This year, the federal government guaranteed the vast majority of mortgages issued in this country. And about half of all of the outstanding mortgages in America — not just those issued this year — are now backed by the government
That means that if the guy down the street doesn't pay back his mortgage, there's a good chance that every taxpayer in the country is on the hook.
It's tough to find anybody who thinks this is a good system. Sure, there may be some role for the government in the mortgage market — helping qualified low-income people buy homes, for example.
But ever since Fannie Mae and Freddie Mac failed during the financial crisis and were taken over by the government, there's been widespread agreement that we need to come up with a new system. The bailouts of Fannie and Freddie have already cost taxpayers well over $100 billion.
President Obama's housing secretary has said that the "government's footprint in the housing market needs to be smaller than it is today." Republicans agree. Hashing out the details is likely to be one of the big economic policy debates of 2011.
Fannie and Freddie play a key role in the mortgage market. Their job is to buy mortgages made by banks, then sell bundles of those mortgages to investors, along with a guarantee that the mortgage will be paid back. This creates a big, steady market for mortgages, which makes it easier for people to buy houses.
Fannie and Freddie were private companies until the crisis, but they were created and overseen by the government. So they occupied a weird space between public and private. The question now is who will do what Fannie and Freddie have traditionally done?
Yesterday, the CBO released a report that gives a useful overview of the possibilities — from a government-run agency that guarantees a wide range of mortgages, to some sort of hybrid, to a fully private system.
Here are a few of the pros and cons for each option, as described by the CBO:
Under this system, a government agency would be created to guarantee a wide range of mortgages. It would be paid for wholly or partly by fees paid by borrowers.
Steady flow of funds to the mortgage market, even during times of "financial stress."
"Most of the federal subsidies would probably flow to mortgage borrowers rather than to private financial institutions."
"Greater federal presence could tilt the allocation of capital in the economy further toward housing and away from other activities."
"Taxpayers, rather than private financial institutions, would bear much of the credit risk on guaranteed mortgages."
In this system, private companies would charge fees and guarantee mortgages, and make profits or take losses depending on how the mortgages perform. The federal government would charge fees and issue limited guarantees, which would kick in under extreme circumstances if the private companies were wiped out.
"Limit costs and risks to taxpayers" by having private companies take initial losses
During times of financial stress, limited government guarantees could help keep funds flowing to the market
"Experience with other federal insurance and credit programs suggests that the government would have trouble setting risk-sensitive prices and would most likely end up imposing some cost and risk on taxpayers"

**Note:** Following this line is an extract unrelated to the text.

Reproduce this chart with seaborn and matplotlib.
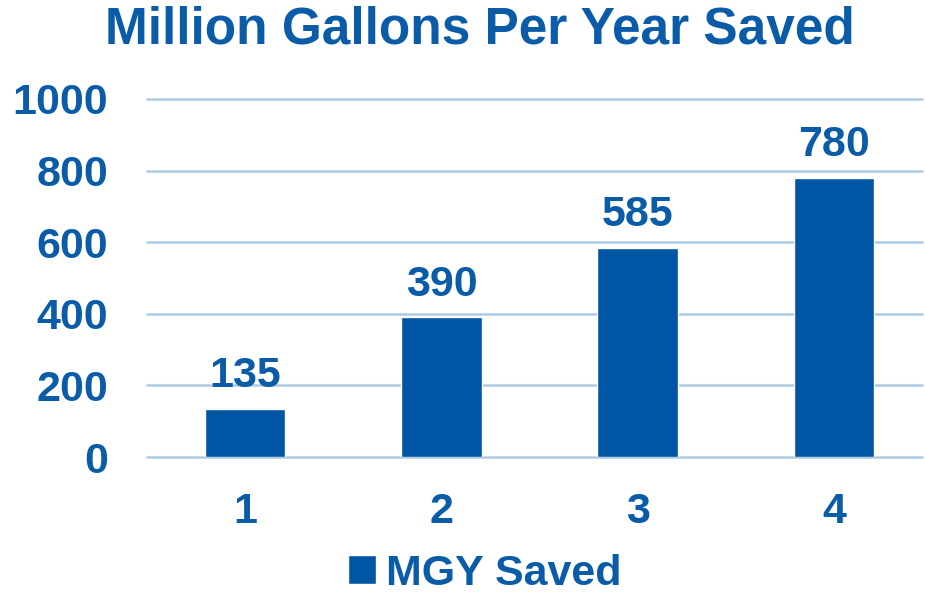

Might result in some of the same problems that arose with Fannie and Freddie: A market dominated by a few players who are likely to capture their regulators.
Under this system, the government's active role in the mortgage market would be limited to affordable housing programs, such as the FHA. Everything else would be left to the private market.
Would likely increase competition, which would "reduce the market’s reliance on the viability of any one firm."
May be the best way to "allocate the credit risk and interest rate risk" associated with mortgages
Everyone might assume that the private companies would be bailed out by the government in a crisis, "weakening market discipline, reducing transparency, and creating moral hazard."
Taxpayers might still wind up on the hook for losses in a crisis, particularly if the risks wound up being borne by banks that are covered by the FDIC.